Durante los últimos tiempos, en lo que tiene todos los visos de ser un proceso en continuo avance, han comenzado a proliferar en nuestra sociedad indicios de un fenómeno que puede ser descrito como “la tentación totalitaria” o “el miedo a la libertad”.
El caso más reciente es el entusiasmo que en gruesos sectores de la ciudadanía ha despertado la propuesta de imponer una especie de “toque de queda” de modo que los jóvenes estén obligados a replegarse a sus hogares a tempranas horas de la noche. El argumento que respalda la propuesta consiste en que, según las estadísticas, es bajo la influencia del alcohol que se produce la mayor parte de los actos de violencia y éstos, a su vez, una importante causa de consultas médicas.
A la iniciativa, originalmente planteada por funcionarios de un hospital público, se han sumado otros sectores a cual más respaldado de aparentemente sólidos argumentos, todos los que parecen converger en un mismo punto: la necesidad y conveniencia de que se aprueben e impongan reglas, normas y leyes más drásticas y que agentes estatales –sean funcionarios municipales, policiales o de alguna instancia de vigilancia y control social aún por crear– se encarguen de “disciplinar” a los jóvenes díscolos.
Muchos padres y madres de familia se han sentido identificados con la propuesta. Y aun antes de que ésta se plasme en disposiciones legales, decenas de locales públicos, gran parte de ellos espacios de intensa actividad artística y cultural, han sido clausurados por comisarios que actúan en nombre de las buenas costumbres.
A este ejemplo, que es el más reciente pero no el único, se pueden sumar muchos otros igualmente sintomáticos del fenómeno al que nos referimos como el entusiasmo con que se defiende la castración como fórmula para prevenir actos de pedofilia o la complacencia con que se acepta la explicación según la que la tortura de conscriptos forma parte de un necesario currículo académico para aprender a “defender a la patria”, son otros entre los más recientes.

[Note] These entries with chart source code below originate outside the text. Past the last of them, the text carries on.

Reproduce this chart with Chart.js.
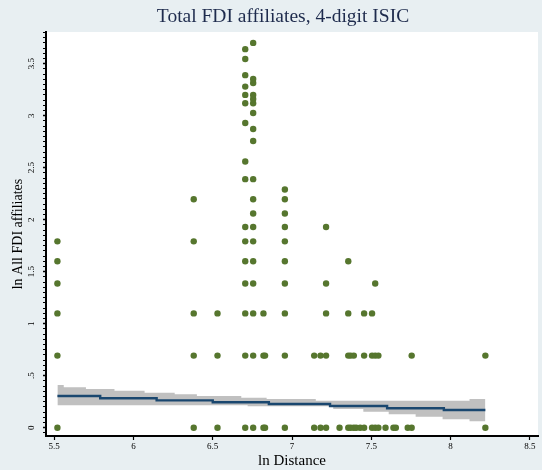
<!DOCTYPE html>
<html lang="en">
<head>
    <meta charset="UTF-8">
    <title>Total FDI affiliates, 4-digit ISIC</title>
    <script src="https://cdn.jsdelivr.net/npm/chart.js"></script>
    <style>
        body {
            margin: 0;
            padding: 0;
            background-color: #e8eff2;
        }
        canvas {
            display: block;
        }
    </style>
</head>
<body>
    <canvas id="fdiChart" width="542" height="470"></canvas>

    <script>
        // ln Distance of each column of observations
        const distX = [5.52, 6.38, 6.53, 6.705, 6.755, 6.82, 6.83, 6.955, 7.14, 7.18, 7.215, 7.30, 7.355,
                       7.37, 7.39, 7.405, 7.43, 7.455, 7.505, 7.525, 7.545, 7.59, 7.64, 7.655, 7.73, 7.755, 8.22];
        // ln All FDI affiliates observed at each distance above
        const fdiY = [
            [0, 0.693, 1.099, 1.386, 1.6, 1.792],
            [0, 0.693, 1.099, 1.792, 2.197],
            [0, 0.693, 1.099],
            [0, 0.693, 1.099, 1.386, 1.6, 1.792, 1.93, 2.39, 2.56, 2.93, 3.12, 3.2, 3.28, 3.39, 3.545, 3.64],
            [0, 0.693, 1.099, 1.386, 1.6, 1.792, 1.93, 2.06, 2.197, 2.39, 2.757, 2.872, 3.026, 3.12, 3.16, 3.2, 3.314, 3.353, 3.7],
            [0, 0.693, 1.099],
            [0, 0.693],
            [0, 0.693, 1.099, 1.386, 1.6, 1.792, 1.93, 2.06, 2.197, 2.29],
            [0, 0.693],
            [0, 0.693],
            [0, 0.693, 1.099, 1.386, 1.93],
            [0],
            [0, 0.693, 1.099, 1.6],
            [0, 0.693],
            [0, 0.693],
            [0],
            [0],
            [0, 0.693, 1.099],
            [0, 0.693, 1.099],
            [0, 0.693, 1.386],
            [0, 0.693],
            [0],
            [0],
            [0],
            [0],
            [0, 0.693],
            [0, 0.693]
        ];

        // stepped fit line
        const fitX = [5.52, 5.79, 6.146, 6.5, 6.854, 7.24, 7.6, 7.958, 8.22];
        const fitY = [0.305, 0.283, 0.263, 0.244, 0.228, 0.209, 0.187, 0.17, 0.17];

        // confidence band
        const bandX = [5.52, 5.56, 5.70, 5.88, 6.07, 6.26, 6.40, 6.68, 6.72, 6.84, 7.15, 7.26, 7.45, 7.61, 7.78, 7.95, 8.12, 8.22];
        const bandHi = [0.41, 0.388, 0.372, 0.356, 0.337, 0.321, 0.305, 0.288, 0.288, 0.276, 0.26, 0.26, 0.26, 0.26, 0.26, 0.26, 0.276, 0.276];
        const bandLo = [0.215, 0.215, 0.215, 0.215, 0.215, 0.215, 0.215, 0.215, 0.205, 0.205, 0.205, 0.18, 0.154, 0.129, 0.106, 0.081, 0.062, 0.062];

        const yTickValues = [0, 0.5, 1, 1.5, 2, 2.5, 3, 3.5];
        const yTickLabels = ['0', '.5', '1', '1.5', '2', '2.5', '3', '3.5'];
        const xTickLabels = ['5.5', '6', '6.5', '7', '7.5', '8', '8.5'];

        const titleText = 'Total FDI affiliates, 4-digit ISIC';
        const serif = '"Liberation Serif", "DejaVu Serif", serif';

        const points = [];
        distX.forEach((x, i) => fdiY[i].forEach(y => points.push({ x: x, y: y })));

        const pairs = (xs, ys) => xs.map((x, i) => ({ x: x, y: ys[i] }));

        const isMajor = v => Math.abs(v * 2 - Math.round(v * 2)) < 1e-6;

        // background, plot region, rotated y labels and title
        const framePlugin = {
            id: 'frame',
            beforeDraw(chart) {
                const { ctx, chartArea: a } = chart;
                ctx.save();
                ctx.fillStyle = '#e8eff2';
                ctx.fillRect(0, 0, chart.width, chart.height);
                ctx.fillStyle = '#ffffff';
                ctx.fillRect(a.left, a.top, a.right - a.left, a.bottom - a.top);
                ctx.restore();
            },
            afterDraw(chart) {
                const { ctx } = chart;
                const yScale = chart.scales.y;
                ctx.save();
                ctx.fillStyle = '#000000';
                ctx.font = '9px ' + serif;
                ctx.textAlign = 'center';
                ctx.textBaseline = 'middle';
                yTickValues.forEach((v, i) => {
                    ctx.save();
                    ctx.translate(32, yScale.getPixelForValue(v));
                    ctx.rotate(-Math.PI / 2);
                    ctx.fillText(yTickLabels[i], 0, 0);
                    ctx.restore();
                });
                ctx.fillStyle = '#1e2b4d';
                ctx.font = '19.5px ' + serif;
                ctx.fillText(titleText, 283, 17);
                ctx.restore();
            }
        };

        const ctx = document.getElementById('fdiChart').getContext('2d');
        const fdiChart = new Chart(ctx, {
            type: 'line',
            data: {
                datasets: [
                    {
                        label: 'ln All FDI affiliates',
                        data: points,
                        showLine: false,
                        pointRadius: 3.2,
                        pointBorderWidth: 0,
                        pointBackgroundColor: '#56762e',
                        order: 0
                    },
                    {
                        label: 'fit',
                        data: pairs(fitX, fitY),
                        stepped: true,
                        borderColor: '#1a476f',
                        borderWidth: 2.4,
                        pointRadius: 0,
                        fill: false,
                        order: 1
                    },
                    {
                        label: 'upper',
                        data: pairs(bandX, bandHi),
                        stepped: true,
                        borderWidth: 0,
                        borderColor: 'rgba(0,0,0,0)',
                        backgroundColor: '#c0c0c0',
                        pointRadius: 0,
                        fill: '+1',
                        order: 2
                    },
                    {
                        label: 'lower',
                        data: pairs(bandX, bandLo),
                        stepped: true,
                        borderWidth: 0,
                        borderColor: 'rgba(0,0,0,0)',
                        pointRadius: 0,
                        fill: false,
                        order: 3
                    }
                ]
            },
            options: {
                responsive: false,
                animation: false,
                events: [],
                layout: {
                    padding: { top: 32, right: 0, bottom: 0, left: 0 }
                },
                plugins: {
                    legend: { display: false },
                    tooltip: { enabled: false },
                    title: { display: false }
                },
                scales: {
                    x: {
                        type: 'linear',
                        min: 5.448,
                        max: 8.552,
                        afterFit: s => { s.height = 34; },
                        border: { display: true, color: '#000000', width: 2 },
                        grid: { drawOnChartArea: false, drawTicks: true, tickLength: 4, tickColor: '#000000', tickWidth: 1.2 },
                        ticks: {
                            stepSize: 0.5,
                            includeBounds: false,
                            autoSkip: false,
                            maxRotation: 0,
                            padding: 1,
                            color: '#000000',
                            font: { family: serif, size: 9 },
                            callback: (v) => xTickLabels[Math.round((v - 5.5) * 2)] ?? ''
                        },
                        title: {
                            display: true,
                            text: 'ln Distance',
                            color: '#000000',
                            font: { family: serif, size: 15 },
                            padding: { top: 0, bottom: 0 }
                        }
                    },
                    y: {
                        type: 'linear',
                        min: -0.08,
                        max: 3.805,
                        afterFit: s => { s.width = 46; },
                        border: { display: true, color: '#000000', width: 2 },
                        grid: {
                            drawOnChartArea: false,
                            drawTicks: true,
                            tickLength: 3,
                            tickColor: '#000000',
                            tickWidth: c => (c.tick && isMajor(c.tick.value)) ? 1.4 : 1
                        },
                        ticks: {
                            display: false,
                            stepSize: 0.05,
                            includeBounds: false,
                            autoSkip: false
                        },
                        title: {
                            display: true,
                            text: 'ln All FDI affiliates',
                            color: '#000000',
                            font: { family: serif, size: 14 },
                            padding: { top: 10, bottom: 0 }
                        }
                    }
                }
            },
            plugins: [framePlugin]
        });
    </script>
</body>
</html>
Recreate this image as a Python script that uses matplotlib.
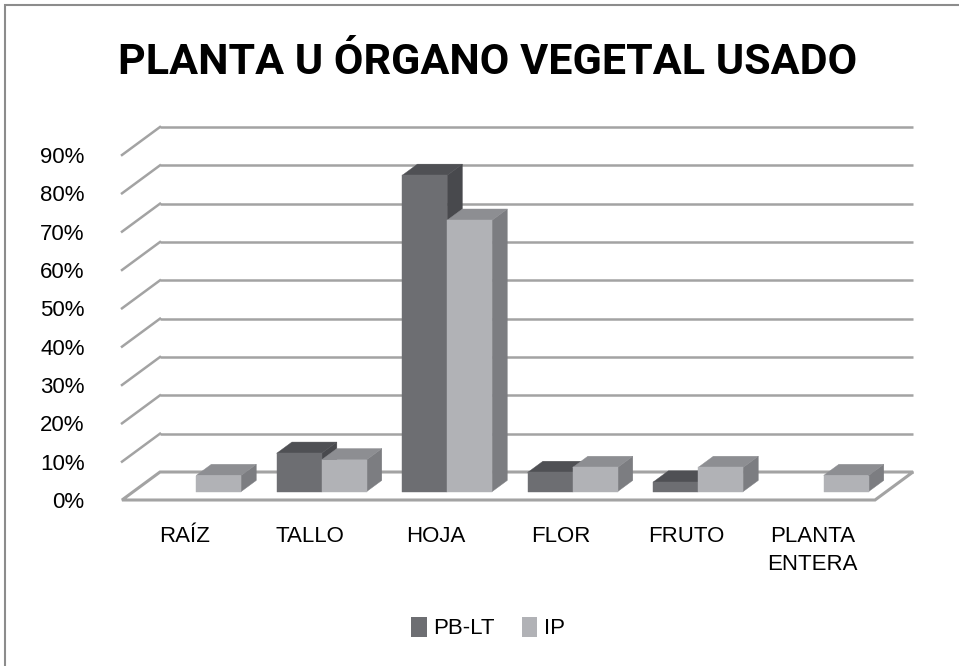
import matplotlib
matplotlib.use("Agg")
import matplotlib.pyplot as plt
from matplotlib.patches import Polygon, Rectangle, Patch

# ---- data ----
categories = ["RAÍZ", "TALLO", "HOJA", "FLOR", "FRUTO", "PLANTA\nENTERA"]
series_names = ["PB-LT", "IP"]
pb_lt = [0.0, 10.0, 82.5, 5.0, 2.5, 0.0]
ip = [4.2, 8.3, 70.8, 6.3, 6.3, 4.2]
y_ticks = [0, 10, 20, 30, 40, 50, 60, 70, 80, 90]
y_tick_labels = ["0%", "10%", "20%", "30%", "40%", "50%", "60%", "70%", "80%", "90%"]
title = "PLANTA U ÓRGANO VEGETAL USADO"

# ---- style ----
FONT = ["Liberation Sans", "DejaVu Sans"]
TITLE_FONT = ["Roboto", "Liberation Sans", "DejaVu Sans"]
face_colors = [
    {"front": "#6d6e72", "top": "#4f5054", "side": "#48494d"},
    {"front": "#b1b2b6", "top": "#8d8e92", "side": "#7c7d81"},
]
grid_color = "#a3a3a3"

W, H = 959, 666
fig = plt.figure(figsize=(W / 100, H / 100), dpi=100)
fig.patch.set_facecolor("white")

# axes = front plane of the 3-D box
ax = fig.add_axes([122 / W, 166 / H, 753 / W, 345 / H])
ncat = len(categories)
ax.set_xlim(-0.5, ncat - 0.5)
ax.set_ylim(0, 90)
for s in ax.spines.values():
    s.set_visible(False)
ax.patch.set_visible(False)

# depth offsets in data units
DX = 38 / (753 / ncat)
DY = 28 / (345 / 90)

x_left, x_right = -0.5, ncat - 0.5

# back wall gridlines and left wall diagonals
for v in y_ticks:
    ax.plot([x_left + DX, x_right + DX], [v + DY, v + DY], color=grid_color,
            lw=1.8, solid_capstyle="butt", clip_on=False, zorder=1)
    if v > 0:
        ax.plot([x_left, x_left + DX], [v, v + DY], color=grid_color,
                lw=1.8, clip_on=False, zorder=1)

# floor
floor = Polygon([(x_left, 0), (x_right, 0), (x_right + DX, DY), (x_left + DX, DY)],
                closed=True, facecolor="white", edgecolor=grid_color, lw=2.2,
                clip_on=False, zorder=1.5, joinstyle="miter")
ax.add_patch(floor)

# bars
f0, f1 = 0.3, 0.7
bw = 0.358
series = [pb_lt, ip]
z = 2
for i in range(ncat):
    for si, vals in enumerate(series):
        v = vals[i]
        if v <= 0:
            continue
        c = face_colors[si]
        x0 = i - bw + si * bw
        x1 = x0 + bw
        yb0 = f0 * DY
        yb1 = f1 * DY
        front = Polygon([(x0 + f0 * DX, yb0), (x1 + f0 * DX, yb0),
                         (x1 + f0 * DX, yb0 + v), (x0 + f0 * DX, yb0 + v)],
                        closed=True, facecolor=c["front"], edgecolor=c["front"],
                        lw=0.3, clip_on=False, zorder=z)
        top = Polygon([(x0 + f0 * DX, yb0 + v), (x1 + f0 * DX, yb0 + v),
                       (x1 + f1 * DX, yb1 + v), (x0 + f1 * DX, yb1 + v)],
                      closed=True, facecolor=c["top"], edgecolor=c["top"],
                      lw=0.3, clip_on=False, zorder=z)
        side = Polygon([(x1 + f0 * DX, yb0), (x1 + f1 * DX, yb1),
                        (x1 + f1 * DX, yb1 + v), (x1 + f0 * DX, yb0 + v)],
                       closed=True, facecolor=c["side"], edgecolor=c["side"],
                       lw=0.3, clip_on=False, zorder=z)
        ax.add_patch(side)
        ax.add_patch(top)
        ax.add_patch(front)
        z += 1

# axis labels
ax.set_yticks(y_ticks)
ax.set_yticklabels(y_tick_labels, fontsize=16, family=FONT, color="#000000")
ax.tick_params(axis="y", length=0, pad=27)
ax.set_xticks(range(ncat))
ax.set_xticklabels(categories, fontsize=16, family=FONT, color="#000000",
                   linespacing=1.4, va="top")
ax.tick_params(axis="x", length=0, pad=19)

# title
fig.text(488 / W, 1 - 62 / H, title, ha="center", va="center",
         fontsize=31, fontweight="bold", family=TITLE_FONT, color="#000000")

# legend
handles = [Patch(facecolor=face_colors[k]["front"], edgecolor="none") for k in range(2)]
fig.legend(handles, series_names, loc="center", bbox_to_anchor=(488 / W, 1 - 628 / H),
           ncol=2, frameon=False, handlelength=0.7, handleheight=1.0,
           handletextpad=0.3, columnspacing=1.2,
           prop={"family": FONT, "size": 16})

# outer chart border (only top and left visible)
fig.patches.append(Rectangle((5 / W, -0.1), 1.2, (H - 5) / H + 0.1,
                             transform=fig.transFigure, facecolor="none",
                             edgecolor="#8c8c8c", lw=1.5, clip_on=False))

fig.savefig("out.png", dpi=100, facecolor="white")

El fenómeno no es nada nuevo. Muy por el contrario, son muchos los estudios sociológicos y de psicología social que durante el siglo XX se han hecho con el propósito de comprender por qué en ciertas circunstancias las sociedades se tornan proclives no sólo a aceptar sino a exigir que se les impongan leyes cada vez más severas, castigos más implacables, regímenes autoritarios que conculquen sus libertades y tomen en su nombre las más importantes decisiones.
Algo que tales reflexiones contribuyeron a dilucidar es que la desaparición de la libertad no se produce de un día para otro ni la impone por su propia voluntad ningún tirano, sino que son los miembros de una sociedad los que van renunciando a ella poco a poco, a veces sin darse cuenta y otras veces muy conscientes de ello, voluntaria y entusiasmadamente.
Como es fácil constatar, la nuestra es una sociedad en la que son cada vez más los síntomas de las dos vertientes de las que se nutre el autoritarismo. La tentación totalitaria y el miedo a la libertad ya están entre nosotros, ganando los deseos y la voluntad no sólo de quienes tienen la mano dura sino también, lo que es peor, de quienes quieren ser gobernados con mano dura.